I was set the following question during the discrete mathematics module of my degree and despite my instructor explaining his working to me I still disagree with the answer he says is correct.
Can someone please help me either understand where my mistake is or help me prove that my instructor's answer is incorrect?
It is the Christmas festive season again and your manager is very pleased with your performance and gives you a £50 Amazon gift card as a Christmas bonus. Value added tax (VAT) or sales tax is currently 20%. Determine the price of the most expensive taxable item you can buy with the gift card. Show your working and not just the answer.
It's a pretty horribly worded question! My gut feeling was £50, as all UK retail prices are already inclusive of VAT.
My Answer:
Let the total price inclusive of VAT $=x=$ £50
Let the rate of VAT $=y=0.2\ (20\%)$
Let the price exclusive of VAT $= z$
$x = z + zy$
$50 = z + 0.2z$
$50 = 1.2z$
$50 / 1.2 = z$
$z = 41.666…$
Instructor's Answer:
Let the price of the most expensive taxable item be $= x$
Let the 20% VAT on £50 $= y = (20/100)*50 = 10$
Our equation can be written as:
$50 = x + y$
$x = 50-y$
$x = 50-10$
$x = 40$
Update from instructor:
It looks like you and I are going to have some interesting discussions
during the course of this module. I see where you are “going wrong”
for want of a better phrase. You are assuming that the £50 includes
VAT, but that is the wrong assumption. Sometimes easy to make that
automatic jump or connection to real life scenario, but this question
has nothing to do with the actual UK VAT laws. Maybe it could have
been phrased differently, but the £50 is SUBJECT to a 20% VAT which
implies that VAT is not included and has to be deducted from the £50.
Forget the UK law for now and you will see why it’s £40. The point
really is not even about how much the item is, but it is about
rearranging an equation and solving for x.

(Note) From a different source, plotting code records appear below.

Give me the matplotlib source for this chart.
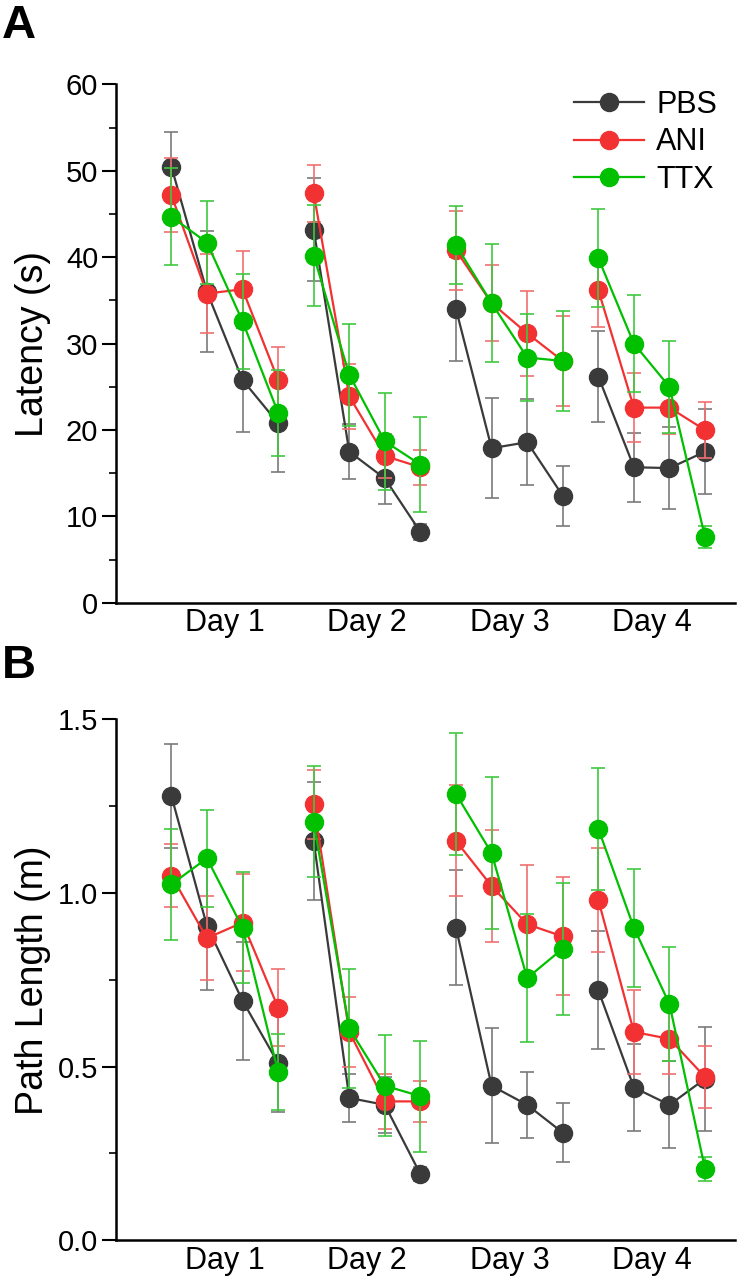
import matplotlib.pyplot as plt
import numpy as np

plt.rcParams['font.family'] = ['Liberation Sans', 'DejaVu Sans']

days = ['Day 1', 'Day 2', 'Day 3', 'Day 4']
groups = ['PBS', 'ANI', 'TTX']
colors = {'PBS': '#3a3a3a', 'ANI': '#f23232', 'TTX': '#00c000'}
err_colors = {'PBS': '#7a7a7a', 'ANI': '#f07070', 'TTX': '#40c840'}

# Panel A: latency (s), 4 trials per day
lat_pbs = [50.5, 36.0, 25.8, 20.8, 43.2, 17.5, 14.4, 8.2, 34.0, 17.9, 18.6, 12.4, 26.2, 15.7, 15.6, 17.5]
lat_pbs_err = [4.0, 7.0, 6.0, 5.6, 6.0, 3.2, 3.0, 0.9, 6.0, 5.8, 5.0, 3.5, 5.3, 4.0, 4.7, 4.9]
lat_ani = [47.2, 35.8, 36.3, 25.8, 47.4, 23.9, 17.0, 15.7, 40.8, 34.7, 31.2, 28.0, 36.2, 22.6, 22.6, 20.0]
lat_ani_err = [4.3, 4.6, 4.4, 3.8, 3.3, 3.8, 2.5, 2.0, 4.6, 4.4, 4.9, 5.2, 4.3, 4.0, 3.0, 3.2]
lat_ttx = [44.7, 41.7, 32.6, 22.0, 40.2, 26.4, 18.7, 16.0, 41.4, 34.7, 28.4, 28.0, 39.9, 30.0, 25.0, 7.6]
lat_ttx_err = [5.6, 4.8, 5.5, 5.0, 5.8, 5.9, 5.6, 5.5, 4.5, 6.8, 5.0, 5.8, 5.7, 5.6, 5.3, 1.3]

# Panel B: path length (m)
path_pbs = [1.28, 0.905, 0.69, 0.51, 1.15, 0.41, 0.39, 0.19, 0.90, 0.445, 0.39, 0.31, 0.72, 0.44, 0.39, 0.465]
path_pbs_err = [0.15, 0.185, 0.17, 0.14, 0.17, 0.07, 0.08, 0.02, 0.165, 0.165, 0.095, 0.085, 0.17, 0.125, 0.125, 0.15]
path_ani = [1.05, 0.87, 0.915, 0.67, 1.255, 0.60, 0.40, 0.40, 1.15, 1.02, 0.91, 0.875, 0.98, 0.60, 0.58, 0.47]
path_ani_err = [0.09, 0.12, 0.14, 0.11, 0.10, 0.10, 0.08, 0.06, 0.16, 0.16, 0.17, 0.17, 0.15, 0.12, 0.10, 0.09]
path_ttx = [1.025, 1.10, 0.90, 0.485, 1.205, 0.61, 0.445, 0.415, 1.285, 1.115, 0.755, 0.84, 1.185, 0.90, 0.68, 0.205]
path_ttx_err = [0.16, 0.14, 0.16, 0.11, 0.16, 0.17, 0.145, 0.16, 0.175, 0.22, 0.185, 0.19, 0.175, 0.17, 0.165, 0.035]

lat = {'PBS': (lat_pbs, lat_pbs_err), 'ANI': (lat_ani, lat_ani_err), 'TTX': (lat_ttx, lat_ttx_err)}
path = {'PBS': (path_pbs, path_pbs_err), 'ANI': (path_ani, path_ani_err), 'TTX': (path_ttx, path_ttx_err)}

x = np.arange(1, 17)


def draw_panel(ax, data, ylim, major, minor, ylabel, fmt):
    for k, g in enumerate(groups):
        vals, errs = data[g]
        vals = np.array(vals)
        errs = np.array(errs)
        ax.errorbar(x, vals, yerr=errs, fmt='none', ecolor=err_colors[g],
                    elinewidth=1.2, capsize=5, capthick=1.2, zorder=2 + k)
        for d in range(4):
            sl = slice(4 * d, 4 * d + 4)
            ax.plot(x[sl], vals[sl], '-o', color=colors[g], lw=1.6, ms=13,
                    mec=colors[g], zorder=3 + k, label=g if d == 0 else None)
    ax.set_xlim(-0.55, 16.85)
    ax.set_ylim(*ylim)
    ax.set_yticks(major)
    ax.set_yticks(minor, minor=True)
    ax.set_yticklabels([fmt.format(v) for v in major])
    ax.set_xticks([2.5, 6.5, 10.5, 14.5])
    ax.set_xticklabels(days)
    ax.tick_params(axis='x', length=0, labelsize=22, pad=4)
    ax.tick_params(axis='y', which='major', length=10, width=1.5, labelsize=21,
                   direction='out', pad=3)
    ax.tick_params(axis='y', which='minor', length=5, width=1.2, direction='out')
    for s in ['top', 'right']:
        ax.spines[s].set_visible(False)
    for s in ['left', 'bottom']:
        ax.spines[s].set_linewidth(1.8)
    ax.set_ylabel(ylabel, fontsize=27)
    ax.yaxis.set_label_coords(-0.105, 0.5)


fig = plt.figure(figsize=(7.45, 12.8), dpi=100)
axA = fig.add_axes([0.156, 0.529, 0.831, 0.405])
axB = fig.add_axes([0.156, 0.031, 0.831, 0.407])

draw_panel(axA, lat, (0, 60), np.arange(0, 61, 10), np.arange(5, 60, 10), 'Latency (s)', '{:.0f}')
draw_panel(axB, path, (0, 1.5), [0.0, 0.5, 1.0, 1.5], [0.25, 0.75, 1.25], 'Path Length (m)', '{:.1f}')

axA.legend(loc='upper right', bbox_to_anchor=(1.0, 1.025), frameon=False, fontsize=22,
           handlelength=2.3, handletextpad=0.4, labelspacing=0.25, borderaxespad=0.2)

fig.text(0.002, 0.997, 'A', fontsize=34, fontweight='bold', va='top', ha='left')
fig.text(0.002, 0.497, 'B', fontsize=34, fontweight='bold', va='top', ha='left')

fig.savefig('out.png', dpi=100)
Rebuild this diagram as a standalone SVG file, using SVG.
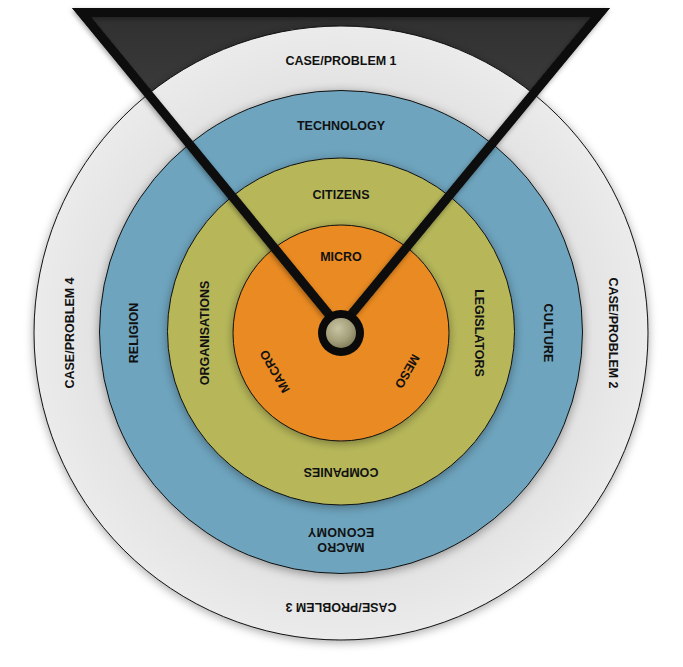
<svg xmlns="http://www.w3.org/2000/svg" width="683" height="667" viewBox="0 0 683 667">
  <defs>
    <linearGradient id="darkFill" x1="0" y1="0" x2="0" y2="1">
      <stop offset="0" stop-color="#2f2f2f"/>
      <stop offset="0.5" stop-color="#454545"/>
      <stop offset="1" stop-color="#4e4e4e"/>
    </linearGradient>
    <radialGradient id="grayFill" cx="0.5" cy="0.5" r="0.5">
      <stop offset="0.75" stop-color="#d9d9d9"/>
      <stop offset="0.82" stop-color="#e4e4e4"/>
      <stop offset="1" stop-color="#ebebeb"/>
    </radialGradient>
    <radialGradient id="knobFill" cx="0.4" cy="0.35" r="0.7">
      <stop offset="0" stop-color="#c8c3a0"/>
      <stop offset="0.6" stop-color="#a5a07c"/>
      <stop offset="1" stop-color="#7e7a58"/>
    </radialGradient>
    <filter id="shadow" x="-20%" y="-20%" width="140%" height="140%">
      <feDropShadow dx="0" dy="2" stdDeviation="5" flood-color="#000" flood-opacity="0.35"/>
    </filter>
    <filter id="lineShadow" x="-20%" y="-20%" width="140%" height="140%">
      <feDropShadow dx="-1" dy="2" stdDeviation="2.5" flood-color="#000" flood-opacity="0.35"/>
    </filter>
    <style>
      .ring { stroke: #111; stroke-width: 1; filter: url(#shadow); }
      .lbl { font-family: "Liberation Sans", Arial, sans-serif; font-weight: bold; font-size: 12.5px; fill: #111; text-anchor: middle; }
      .pointer { fill: none; stroke: #0a0a0a; stroke-width: 9; stroke-linejoin: miter; stroke-miterlimit: 10; filter: url(#lineShadow); }
    </style>
  </defs>

  <g id="triangle-fill">
    <polygon points="72,8 610,8 340,330" fill="url(#darkFill)"/>
  </g>

  <g id="ring-cases">
    <circle class="ring" cx="341" cy="333" r="307" fill="url(#grayFill)"/>
    <text class="lbl" transform="translate(341,60)" y="4.5">CASE/PROBLEM 1</text>
    <text class="lbl" transform="translate(613,333) rotate(90)" y="4.5">CASE/PROBLEM 2</text>
    <text class="lbl" transform="translate(341,607) rotate(180)" y="4.5">CASE/PROBLEM 3</text>
    <text class="lbl" transform="translate(69,333) rotate(-90)" y="4.5">CASE/PROBLEM 4</text>
  </g>

  <g id="ring-factors">
    <circle class="ring" cx="341" cy="332" r="241.5" fill="#6ea4be"/>
    <text class="lbl" transform="translate(341,125.5)" y="4.5">TECHNOLOGY</text>
    <text class="lbl" transform="translate(548,333) rotate(90)" y="4.5">CULTURE</text>
    <g transform="translate(341,540) rotate(180)">
      <text class="lbl" y="-3">MACRO</text>
      <text class="lbl" y="12" letter-spacing="0.3">ECONOMY</text>
    </g>
    <text class="lbl" transform="translate(133,333) rotate(-90)" y="4.5">RELIGION</text>
  </g>

  <g id="ring-actors">
    <circle class="ring" cx="341" cy="331.5" r="173.5" fill="#b7b75a"/>
    <text class="lbl" transform="translate(341,194.5)" y="4.5">CITIZENS</text>
    <text class="lbl" transform="translate(479,333) rotate(90)" y="4.5">LEGISLATORS</text>
    <text class="lbl" transform="translate(341,472.5) rotate(180)" y="4.5">COMPANIES</text>
    <text class="lbl" transform="translate(204,333) rotate(-90)" y="4.5">ORGANISATIONS</text>
  </g>

  <g id="ring-levels">
    <circle class="ring" cx="341" cy="333" r="108" fill="#e98a21"/>
    <text class="lbl" transform="translate(341,256.5)" y="4.5">MICRO</text>
    <text class="lbl" transform="translate(407.5,371.5) rotate(120)" y="4.5">MESO</text>
    <text class="lbl" transform="translate(274.5,371.5) rotate(-120)" y="4.5">MACRO</text>
  </g>

  <g id="pointer">
    <polyline class="pointer" points="81.6,12.5 600.4,12.5 340,328 81.6,12.5 600.4,12.5"/>
  </g>

  <g id="knob">
    <circle cx="341" cy="333" r="23" fill="#0a0a0a"/>
    <circle cx="341" cy="333" r="15" fill="url(#knobFill)"/>
  </g>
</svg>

In my opinion there are so many errors in his logic that it's not worth me pushing this point any further as he will be my teacher for the next 3 months anyway.
Best Answer
Your answer looks right. The instructor made the mistake of assuming the taxable part would be 20% of the total, which is a common mistake with percentages, to forget about what percentages mean. You can see that $40$ is right out, by simply taking $40+.2*40=48$, and that's not 50.